** start **

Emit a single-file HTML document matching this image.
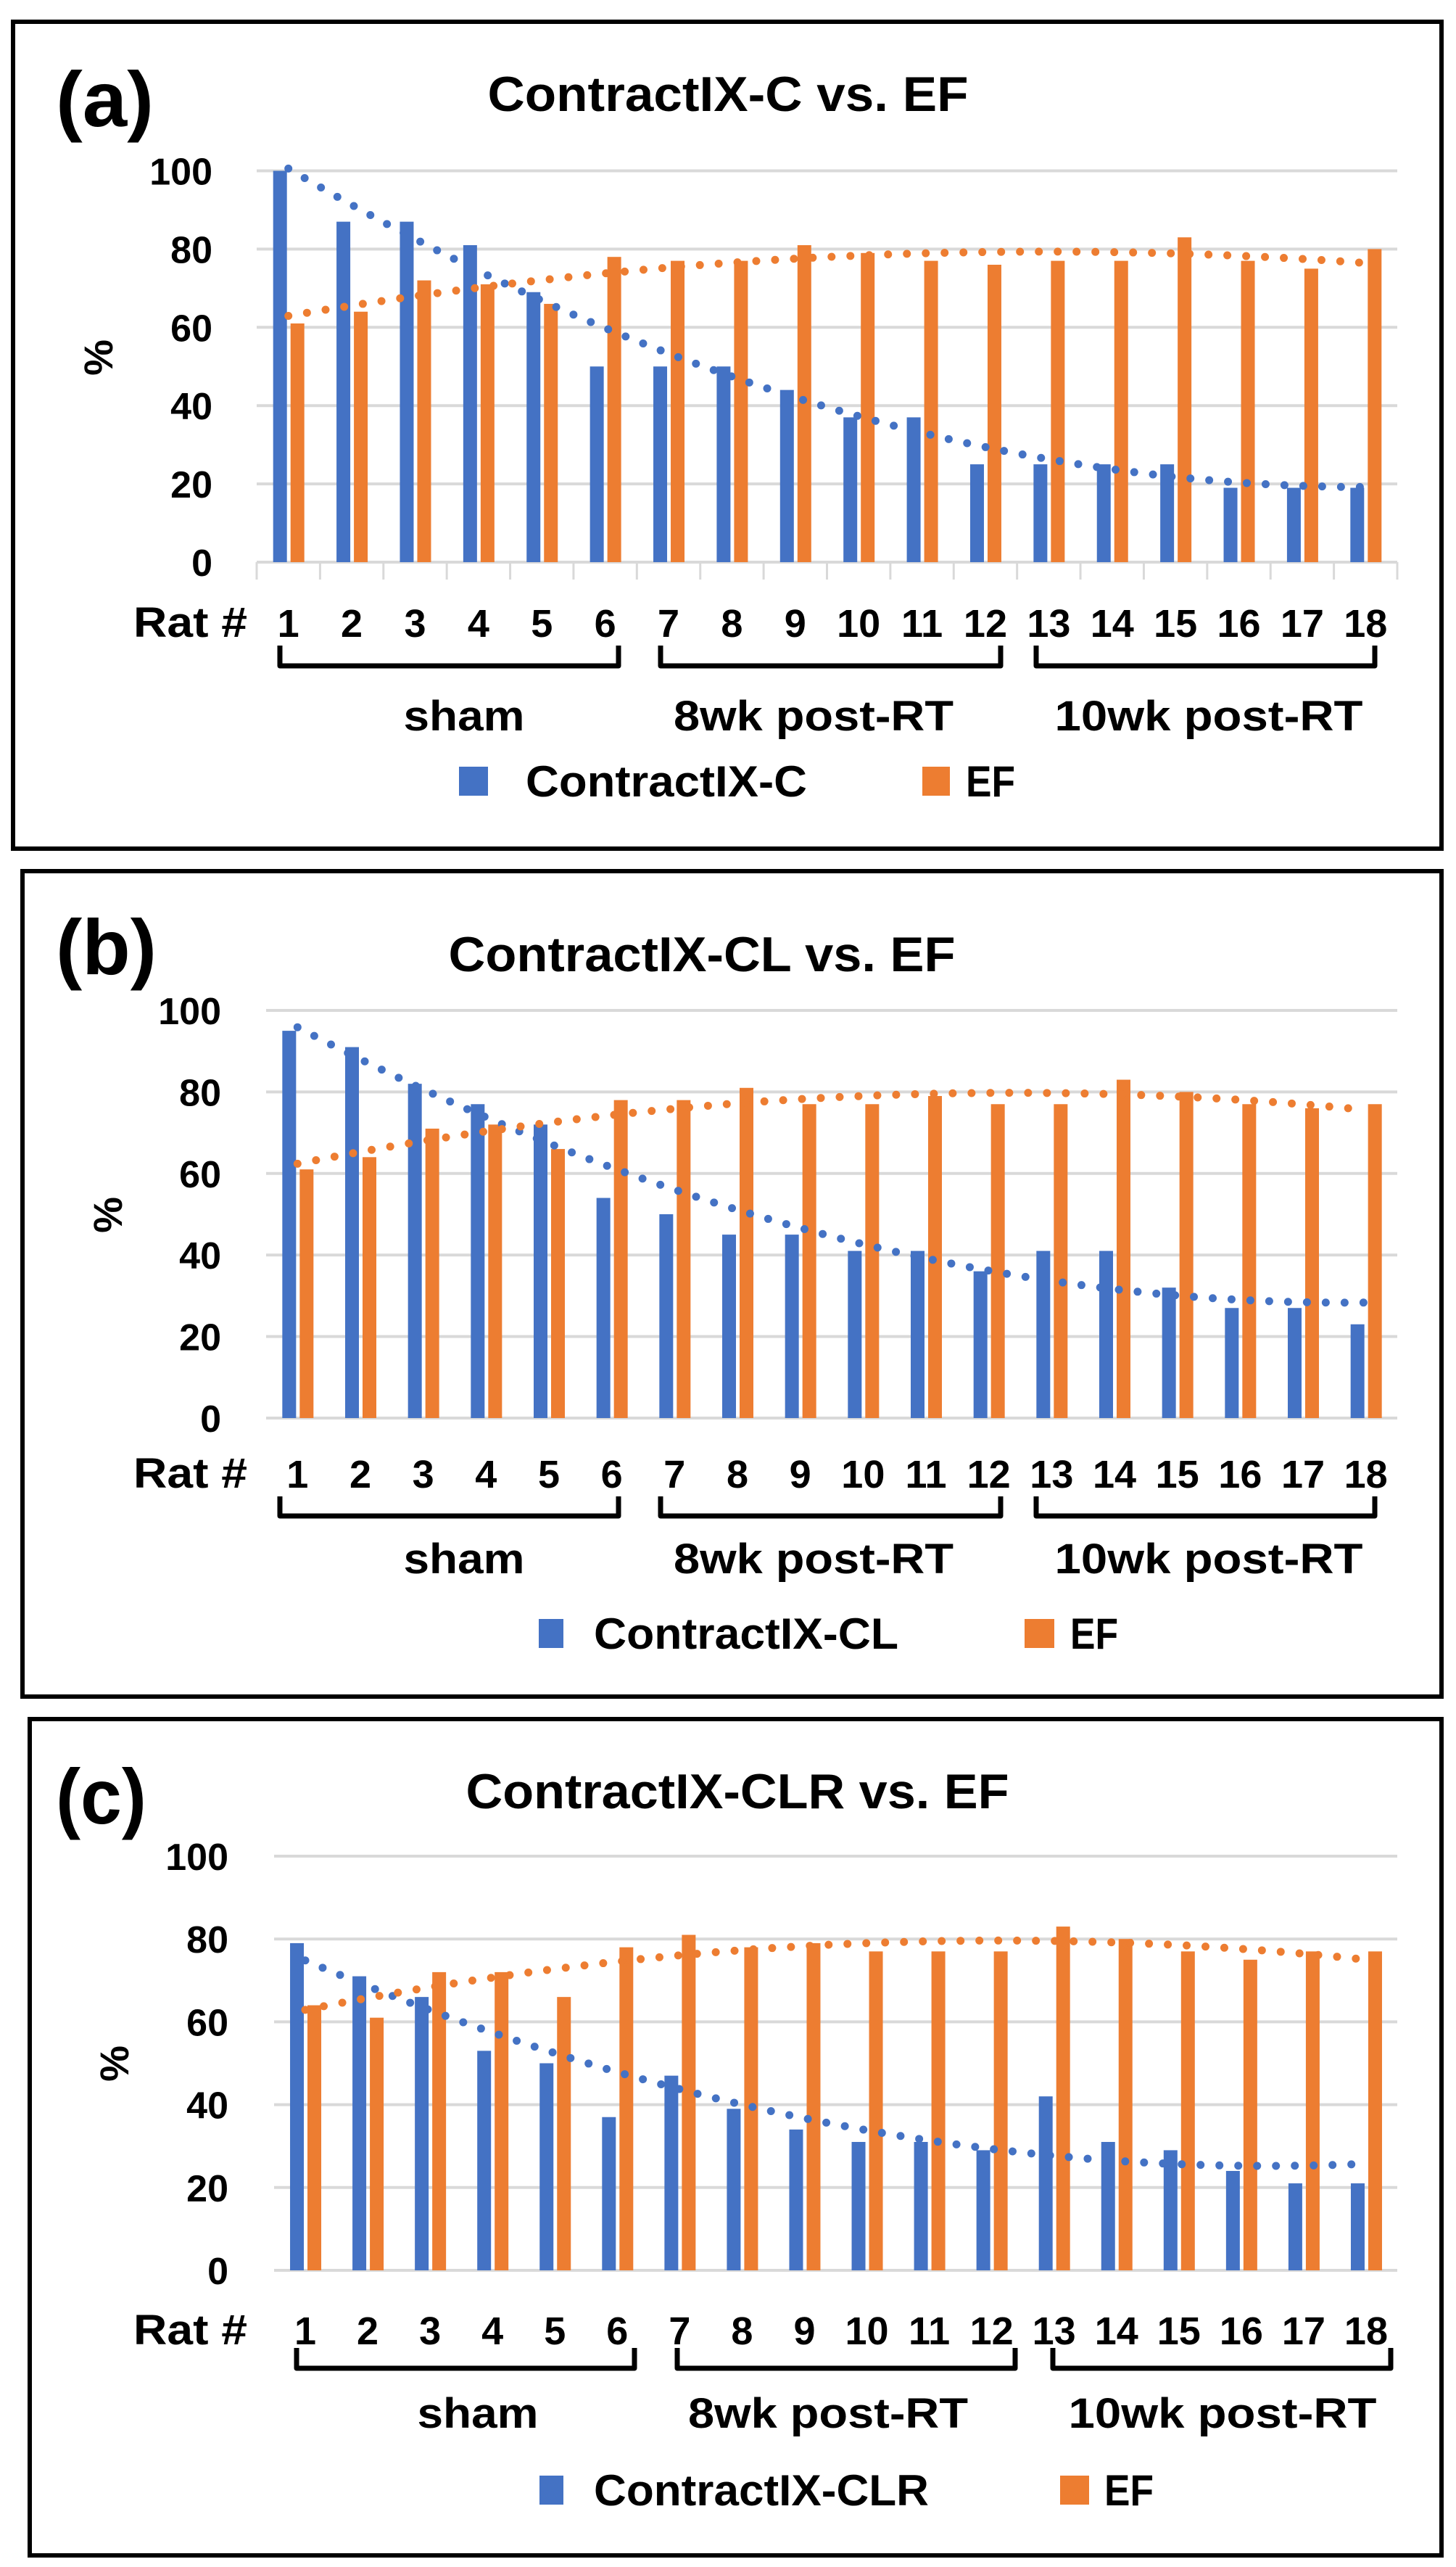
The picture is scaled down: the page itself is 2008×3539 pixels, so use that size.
<!DOCTYPE html>
<html><head><meta charset="utf-8"><style>
html,body{margin:0;padding:0;background:#fff;}
svg{display:block;}
text{font-family:"Liberation Sans",sans-serif;font-weight:bold;fill:#000;}
</style></head><body>
<svg id="fig" xmlns="http://www.w3.org/2000/svg" width="2008" height="3539" viewBox="0 0 2008 3539"></svg>
<script>
const categories = ["1","2","3","4","5","6","7","8","9","10","11","12","13","14","15","16","17","18"];
const yTicks = [0,20,40,60,80,100];
const groupLabels = ["sham","8wk post-RT","10wk post-RT"];
const aBlue = [100,87,87,81,69,50,50,50,44,37,37,25,25,25,25,19,19,19];
const aOrange = [61,64,72,71,66,78,77,77,81,79,77,76,77,77,83,77,75,80];
const bBlue = [95,91,82,77,72,54,50,45,45,41,41,36,41,41,32,27,27,23];
const bOrange = [61,64,71,72,66,78,78,81,77,77,79,77,77,83,80,77,76,77];
const cBlue = [79,71,66,53,50,37,47,39,34,31,31,29,42,31,29,24,21,21];
const cOrange = [64,61,72,72,66,78,81,78,79,77,77,77,83,80,77,75,77,77];

const NS="http://www.w3.org/2000/svg";
const svg=document.getElementById('fig');
function mk(tag,attrs,parent){const e=document.createElementNS(NS,tag);for(const k in attrs)e.setAttribute(k,attrs[k]);(parent||svg).appendChild(e);return e;}
function fitQuad(ys){
  // least squares quadratic on x=1..n
  let S=[0,0,0,0,0],T=[0,0,0];
  ys.forEach((y,i)=>{const x=i+1;let p=1;for(let k=0;k<5;k++){S[k]+=p;if(k<3)T[k]+=p*y;p*=x;}});
  const M=[[S[0],S[1],S[2],T[0]],[S[1],S[2],S[3],T[1]],[S[2],S[3],S[4],T[2]]];
  for(let i=0;i<3;i++){for(let j=i+1;j<3;j++){const f=M[j][i]/M[i][i];for(let k=i;k<4;k++)M[j][k]-=f*M[i][k];}}
  const c=[0,0,0];for(let i=2;i>=0;i--){let s=M[i][3];for(let k=i+1;k<3;k++)s-=M[i][k]*c[k];c[i]=s/M[i][i];}
  return x=>c[0]+c[1]*x+c[2]*x*x;
}
function panel(P){
  const g=mk('g',{});
  
  
  const box=mk('rect',{x:P.box[0],y:P.box[1],width:P.box[2]-P.box[0],height:P.box[3]-P.box[1],fill:'none',stroke:'#000','stroke-width':6},g);
  
  
  const n=categories.length, cw=(P.R-P.L)/n;
  const xC=i=>P.L+cw*(i+0.5);
  const yS=v=>P.y0+(P.y100-P.y0)*v/100;
  // gridlines
  yTicks.forEach(t=>{
    const l=mk('line',{x1:P.L,x2:P.R,y1:yS(t),y2:yS(t),stroke:'#d9d9d9','stroke-width':4},g);
    
    
    const tx=mk('text',{x:P.tickR,y:yS(t)+19,'text-anchor':'end','font-size':52},g);
    tx.textContent=t;
    
    
  });
  if(P.ticks){for(let i=0;i<=n;i++){const l=mk('line',{x1:P.L+cw*i,x2:P.L+cw*i,y1:P.y0,y2:P.y0+24,stroke:'#d9d9d9','stroke-width':3},g);
    
    }}
  // bars
  P.blue.forEach((v,i)=>{
    const r=mk('rect',{x:xC(i)-21,y:yS(v),width:19,height:P.y0-yS(v),fill:'#4472C4'},g);
    
    
  });
  P.orange.forEach((v,i)=>{
    const r=mk('rect',{x:xC(i)+3,y:yS(v),width:19,height:P.y0-yS(v),fill:'#ED7D31'},g);
    
    
  });
  // trendlines
  [[P.blue,'#4472C4','trendline-blue'],[P.orange,'#ED7D31','trendline-orange']].forEach(([d,col,nm])=>{
    const f=fitQuad(d);let pts=[];
    for(let k=0;k<=170;k++){const x=1+k*(n-1)/170;pts.push((P.L+cw*(x-0.5)).toFixed(1)+','+yS(f(x)).toFixed(1));}
    const pl=mk('polyline',{points:pts.join(' '),fill:'none',stroke:col,'stroke-width':11,'stroke-linecap':'round','stroke-dasharray':'0 26'},g);
    
    
  });
  // x labels
  categories.forEach((c,i)=>{
    const t=mk('text',{x:xC(i),y:P.ratY+20,'text-anchor':'middle','font-size':54},g);
    t.textContent=c;
    
    
  });
  const rat=mk('text',{x:184,y:P.ratY+20,'font-size':58,textLength:157,lengthAdjust:'spacingAndGlyphs'},g);
  rat.textContent='Rat #';
  
  
  // brackets
  P.br.forEach((b,k)=>{
    const p=mk('path',{d:`M${b[0]},${P.brY[0]} V${P.brY[1]} H${b[1]} V${P.brY[0]}`,fill:'none',stroke:'#000','stroke-width':7,'stroke-linejoin':'round'},g);
    
    
    const t=mk('text',{x:P.gx[k],y:P.gY+21,'text-anchor':'middle','font-size':58,textLength:[167,386,425][k],lengthAdjust:'spacingAndGlyphs'},g);
    t.textContent=groupLabels[k];
    
    
  });
  // title
  const ti=mk('text',{x:P.title[0],y:P.title[1]+25,'text-anchor':'middle','font-size':68,textLength:P.title[2],lengthAdjust:'spacingAndGlyphs'},g);
  ti.textContent=P.titleText;
  
  
  const lab=mk('text',{x:77,y:P.lab[0]+36,'font-size':108,textLength:P.lab[1],lengthAdjust:'spacingAndGlyphs'},g);
  lab.textContent=P.labText;
  
  
  const pc=mk('text',{x:0,y:0,'text-anchor':'middle','font-size':56,transform:`translate(${P.pct[0]+20},${P.pct[1]}) rotate(-90)`},g);
  pc.textContent='%';
  
  
  // legend
  const lg=mk('g',{},g);
  
  
  const s1=mk('rect',{x:P.leg.b[0],y:P.legY-20,width:P.leg.b[1]-P.leg.b[0],height:40,fill:'#4472C4'},lg);
  
  
  const t1=mk('text',{x:P.leg.t[0],y:P.legY+21,'font-size':60,textLength:P.leg.t[1],lengthAdjust:'spacingAndGlyphs'},lg);
  t1.textContent=P.legText;
  
  
  const s2=mk('rect',{x:P.leg.o[0],y:P.legY-20,width:P.leg.o[1]-P.leg.o[0],height:40,fill:'#ED7D31'},lg);
  
  
  const t2=mk('text',{x:P.leg.e[0],y:P.legY+21,'font-size':60,textLength:P.leg.e[1],lengthAdjust:'spacingAndGlyphs'},lg);
  t2.textContent='EF';
  
  
}
panel({id:'panel-a',box:[18,30,1988,1170],L:354,R:1927,y100:235.5,y0:775,tickR:293,ticks:true,
  blue:aBlue,orange:aOrange,ratY:858,brY:[890,918],br:[[386,853],[911,1380],[1429,1896]],gY:986,gx:[640,1122,1667],
  title:[1004,128,663],titleText:'ContractIX-C vs. EF',lab:[138,135],labText:'(a)',pct:[135,493],
  legY:1077,leg:{b:[633,673],t:[725,388],o:[1272,1310],e:[1332,68]},legText:'ContractIX-C'});
panel({id:'panel-b',box:[31,1201,1988,2339],L:367,R:1927,y100:1393,y0:1955,tickR:305,ticks:false,
  blue:bBlue,orange:bOrange,ratY:2031,brY:[2063,2090],br:[[386,853],[911,1380],[1429,1896]],gY:2148,gx:[640,1122,1667],
  title:[968,1314,699],titleText:'ContractIX-CL vs. EF',lab:[1307,139],labText:'(b)',pct:[148,1675],
  legY:2252,leg:{b:[743,777],t:[819,420],o:[1413,1454],e:[1476,66]},legText:'ContractIX-CL'});
panel({id:'panel-c',box:[41,2370,1988,3523],L:378,R:1927,y100:2559,y0:3130,tickR:315,ticks:false,
  blue:cBlue,orange:cOrange,ratY:3212,brY:[3237,3265],br:[[409,875],[934,1400],[1452,1918]],gY:3326,gx:[659,1142,1686],
  title:[1017,2468,749],titleText:'ContractIX-CLR vs. EF',lab:[2478,125],labText:'(c)',pct:[157,2845],
  legY:3433,leg:{b:[744,777],t:[819,462],o:[1462,1502],e:[1523,68]},legText:'ContractIX-CLR'});
</script>
</body></html>
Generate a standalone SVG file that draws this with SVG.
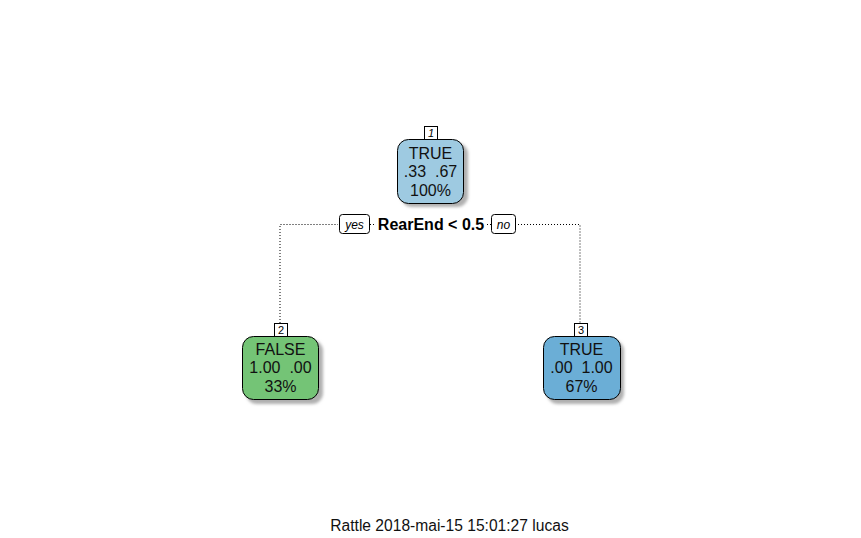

** end **

DIRECTIVE:
Scan the entries above for the word "this" and collect each line holding it.

REPLY:
Emit a single-file HTML document matching this image.
Generate a standalone SVG file that draws this with SVG.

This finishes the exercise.